Whooping cough was first reported at the school Monday, Salt Lake County Health Department spokesman Nicholas Rupp said, and by Friday as many as 14 cases were being investigated.
About 30 unvaccinated students have been "excluded," or told to stay home, for a period of 21 days or longer if the outbreak continues, Rupp said.
"They're going to have to stay out as long as the outbreak is existing in their classroom and their school," he said.
Whooping cough is a vaccine-preventable infection that carries symptoms similar to a severe cold. It is highly contagious, and poses the greatest risk to infants and individuals with chronic respiratory conditions or compromised immune systems.
Rupp said pertussis is relatively common in school settings, but he added that the outbreak at AISU appears to have been accelerated by a large number of unvaccinated students.
Utah law requires parents to either vaccinate their children or declare an exemption to enroll in public schools.
Rupp said Salt Lake County recommends a pertussis vaccination rate between 92 percent and 95 percent to achieve disease resistance within a population, known as herd immunity. AISU's vaccination rate, he said, is roughly 89 percent.
"It's likely that their relatively high exemption rate is one reason that this outbreak is larger than we normally see in schools," he said.
AISU enrolls more than 1,400 students in kindergarten through 12th grade, Casaday said.
The charter school is also combined with a private school that enrolls several international students, he said, which creates some discrepancies in vaccine rates and reporting.
"Their requirements in their home countries are different than ours," he said.
The outbreak, Casaday added, appears to have affected adult faculty members as well, including some who had previously been vaccinated for pertussis. He noted that he was experiencing cold symptoms and had visited a doctor as a precaution.

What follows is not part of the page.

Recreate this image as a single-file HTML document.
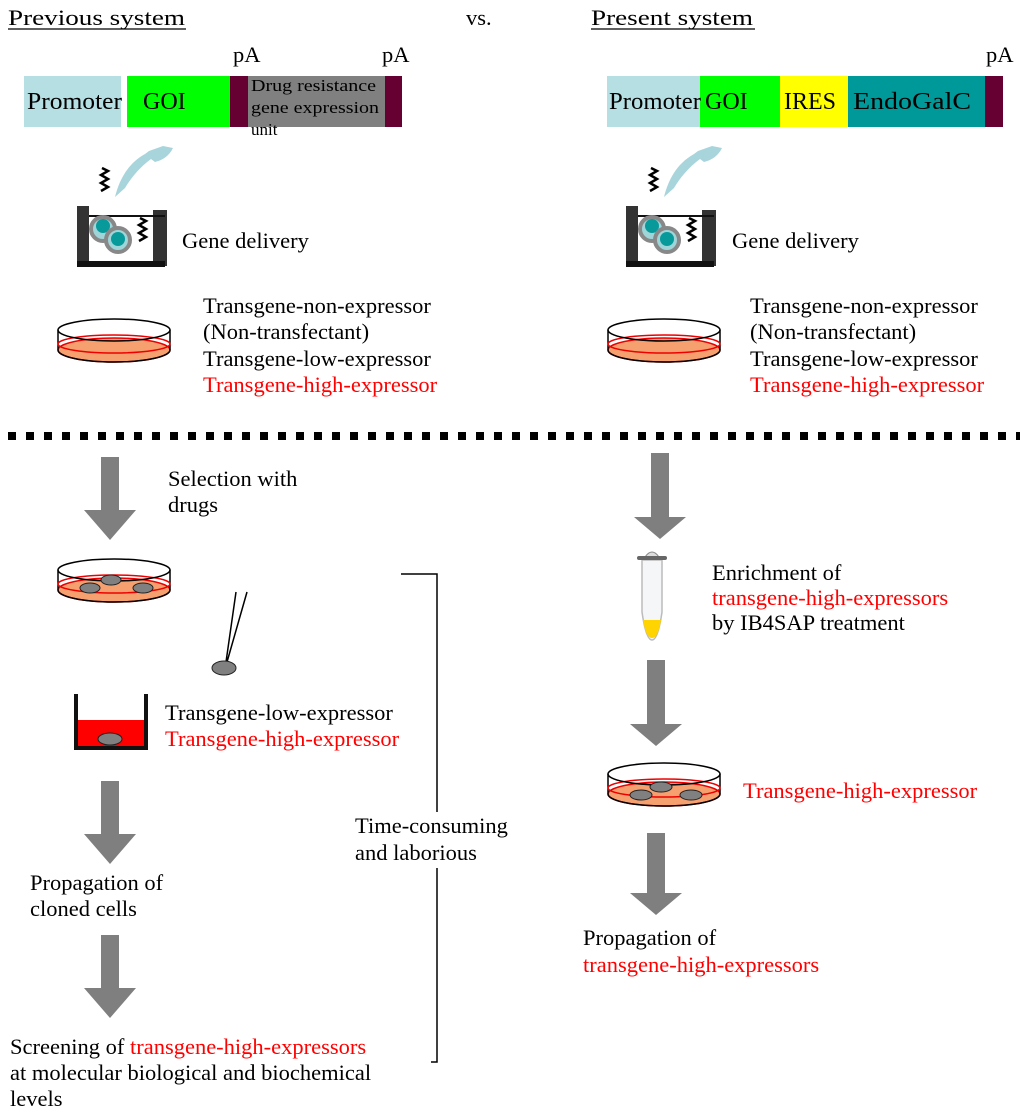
<!DOCTYPE html>
<html><head><meta charset="utf-8"><style>
html,body{margin:0;padding:0;background:#fff}
svg{display:block}
text{font-family:"Liberation Serif",serif;font-size:22.5px;fill:#000}
.r{fill:#ff0000}
.b{font-size:24px}
</style></head><body>
<svg width="1024" height="1116" viewBox="0 0 1024 1116" xmlns="http://www.w3.org/2000/svg">
<defs>
<g id="dish">
<ellipse cx="56" cy="34" rx="56" ry="12" fill="#f6a070" stroke="#e00" stroke-width="1.5"/>
<path d="M0 14 V34 M112 14 V34" stroke="#000" stroke-width="1.5"/>
<ellipse cx="56" cy="28" rx="56" ry="9" fill="none" stroke="#e00" stroke-width="1.5"/>
<ellipse cx="56" cy="14" rx="56" ry="11" fill="none" stroke="#000" stroke-width="1.5"/>
<path d="M0 34 A56 12 0 0 0 112 34" fill="none" stroke="#000" stroke-width="1.5"/>
</g>
<g id="flask">
<rect x="0" y="0" width="12" height="60" fill="#333"/>
<rect x="76" y="4" width="14" height="56" fill="#333"/>
<rect x="0" y="55" width="88" height="6" fill="#111"/>
<line x1="12" y1="10" x2="88" y2="10" stroke="#111" stroke-width="2"/>
<circle cx="26" cy="23" r="12" fill="#9fd4d8" stroke="#888" stroke-width="4"/>
<circle cx="26" cy="20" r="7" fill="#089a9a"/>
<circle cx="41" cy="34" r="12" fill="#9fd4d8" stroke="#888" stroke-width="4"/>
<circle cx="41" cy="33" r="7" fill="#089a9a"/>
<path d="M63 12 l6 3 -7 4 7 4 -7 4 7 4 -7 4" fill="none" stroke="#000" stroke-width="2.5"/>
<path d="M25 -38 l6 3 -7 4 7 4 -7 4 7 4 -7 4" fill="none" stroke="#000" stroke-width="2.5"/>
<path d="M38 -9 C42 -25 50 -42 68 -52 L72 -55 L86 -60 L96 -58 C92 -50 86 -46 78 -44 L74 -47 C62 -38 54 -28 48 -18 Z" fill="#a8d4dc"/>
</g>
</defs>

<!-- headers -->
<text x="8" y="25" textLength="177" lengthAdjust="spacingAndGlyphs">Previous system</text>
<line x1="8" y1="29" x2="186" y2="29" stroke="#000" stroke-width="1.2"/>
<text x="466" y="25">vs.</text>
<text x="591" y="25" textLength="162" lengthAdjust="spacingAndGlyphs">Present system</text>
<line x1="591" y1="29" x2="755" y2="29" stroke="#000" stroke-width="1.2"/>
<text x="233" y="62">pA</text>
<text x="382" y="62">pA</text>
<text x="986" y="62">pA</text>

<!-- left construct -->
<rect x="24" y="76" width="97" height="51" fill="#b5dfe3"/>
<rect x="127" y="76" width="103" height="51" fill="#00ff00"/>
<rect x="230" y="76" width="18" height="51" fill="#660033"/>
<rect x="248" y="76" width="137" height="51" fill="#808080"/>
<rect x="385" y="76" width="17" height="51" fill="#660033"/>
<text x="27" y="109" class="b" textLength="95" lengthAdjust="spacingAndGlyphs">Promoter</text>
<text x="143" y="109" class="b">GOI</text>
<text x="251" y="91" style="font-size:17px" textLength="125" lengthAdjust="spacingAndGlyphs">Drug resistance</text>
<text x="251" y="113" style="font-size:17px" textLength="128" lengthAdjust="spacingAndGlyphs">gene expression</text>
<text x="251" y="135" style="font-size:17px">unit</text>

<!-- right construct -->
<rect x="607" y="76" width="93" height="51" fill="#b5dfe3"/>
<rect x="700" y="76" width="80" height="51" fill="#00ff00"/>
<rect x="780" y="76" width="68" height="51" fill="#ffff00"/>
<rect x="848" y="76" width="137" height="51" fill="#009999"/>
<rect x="985" y="76" width="18" height="51" fill="#660033"/>
<text x="609" y="109" class="b" textLength="92" lengthAdjust="spacingAndGlyphs">Promoter</text>
<text x="705" y="109" class="b">GOI</text>
<text x="784" y="109" class="b">IRES</text>
<text x="853" y="109" class="b" textLength="118" lengthAdjust="spacingAndGlyphs">EndoGalC</text>

<!-- flasks -->
<use href="#flask" x="77" y="206"/>
<text x="182" y="248">Gene delivery</text>
<use href="#flask" x="626" y="206"/>
<text x="732" y="248">Gene delivery</text>

<!-- dishes -->
<use href="#dish" x="58" y="316"/>
<use href="#dish" x="608" y="316"/>
<text x="203" y="313">Transgene-non-expressor</text>
<text x="203" y="339">(Non-transfectant)</text>
<text x="203" y="366">Transgene-low-expressor</text>
<text x="203" y="392" class="r">Transgene-high-expressor</text>
<text x="750" y="313">Transgene-non-expressor</text>
<text x="750" y="339">(Non-transfectant)</text>
<text x="750" y="366">Transgene-low-expressor</text>
<text x="750" y="392" class="r">Transgene-high-expressor</text>

<!-- dotted divider -->
<line x1="8" y1="436" x2="1020" y2="436" stroke="#000" stroke-width="8" stroke-dasharray="8 10"/>

<!-- arrows -->
<g fill="#7f7f7f">
<path d="M101 457 h18 v53 h17 l-26 30 -26 -30 h17z"/>
<path d="M101 781 h18 v53 h17 l-26 30 -26 -30 h17z"/>
<path d="M101 935 h18 v53 h17 l-26 30 -26 -30 h17z"/>
<path d="M651 453 h18 v64 h17 l-26 22 -26 -22 h17z"/>
<path d="M647 660 h18 v64 h17 l-26 22 -26 -22 h17z"/>
<path d="M647 833 h18 v60 h17 l-26 22 -26 -22 h17z"/>
</g>

<text x="168" y="486">Selection with</text>
<text x="168" y="512">drugs</text>

<use href="#dish" x="58" y="556"/>
<g fill="#808080" stroke="#222" stroke-width="1">
<ellipse cx="111" cy="580" rx="10" ry="5"/>
<ellipse cx="90" cy="588" rx="10" ry="5"/>
<ellipse cx="143" cy="588" rx="10" ry="5"/>
</g>
<path d="M236 592 L226 662 M247 592 L227 662" stroke="#000" stroke-width="1.5" fill="none"/>
<ellipse cx="224" cy="668" rx="12" ry="7" fill="#808080" stroke="#222"/>

<rect x="76" y="720" width="68" height="26" fill="#ff0000"/>
<path d="M76 694 V748 H146 V694" fill="none" stroke="#111" stroke-width="4"/>
<ellipse cx="110" cy="739" rx="12" ry="6" fill="#808080" stroke="#222"/>
<text x="165" y="720">Transgene-low-expressor</text>
<text x="165" y="746" class="r">Transgene-high-expressor</text>

<text x="30" y="890">Propagation of</text>
<text x="30" y="916">cloned cells</text>
<text x="10" y="1054">Screening of <tspan class="r">transgene-high-expressors</tspan></text>
<text x="10" y="1080">at molecular biological and biochemical</text>
<text x="10" y="1106">levels</text>

<path d="M401 574 H437 V1062 H431" fill="none" stroke="#000" stroke-width="1.5"/>
<rect x="345" y="812" width="175" height="56" fill="#fff"/>
<text x="355" y="833">Time-consuming</text>
<text x="355" y="860">and laborious</text>

<path d="M642 560 L642 612 Q646 640 652 640 Q658 640 662 612 L662 560Z" fill="#f4f6f8" stroke="#bbb" stroke-width="1.5"/>
<path d="M643 620 Q646 638 652 638 Q658 638 661 620Z" fill="#ffd400"/>
<path d="M645 557 Q652 547 659 557Z" fill="#ddd" stroke="#888"/>
<rect x="637" y="556" width="30" height="4" rx="2" fill="#666"/>
<text x="712" y="580">Enrichment of</text>
<text x="712" y="605" class="r">transgene-high-expressors</text>
<text x="712" y="630">by IB4SAP treatment</text>

<use href="#dish" x="608" y="760"/>
<g fill="#808080" stroke="#222" stroke-width="1">
<ellipse cx="661" cy="787" rx="11" ry="5"/>
<ellipse cx="641" cy="795" rx="11" ry="5"/>
<ellipse cx="691" cy="795" rx="11" ry="5"/>
</g>
<text x="743" y="798" class="r">Transgene-high-expressor</text>

<text x="583" y="945">Propagation of</text>
<text x="583" y="972" class="r">transgene-high-expressors</text>
</svg>
</body></html>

"I'm starting a course of antibiotics today," he said.
The timeline of the outbreak also presents a challenge for the school, Casaday said. High school students have already completed their required annual testing, but SAGE tests for elementary and junior high students are scheduled to begin shortly after classes resume April 17.
"At the end of the year, you've got so much to do," Casaday said. "And now we've got this."
Rupp added that a week with no classes may aid in halting the spread of the outbreak.
"Having spring break in there may help us," he said. "They won't be able to infect each other and hopefully those who are affected by this will stay home and not be out in the community."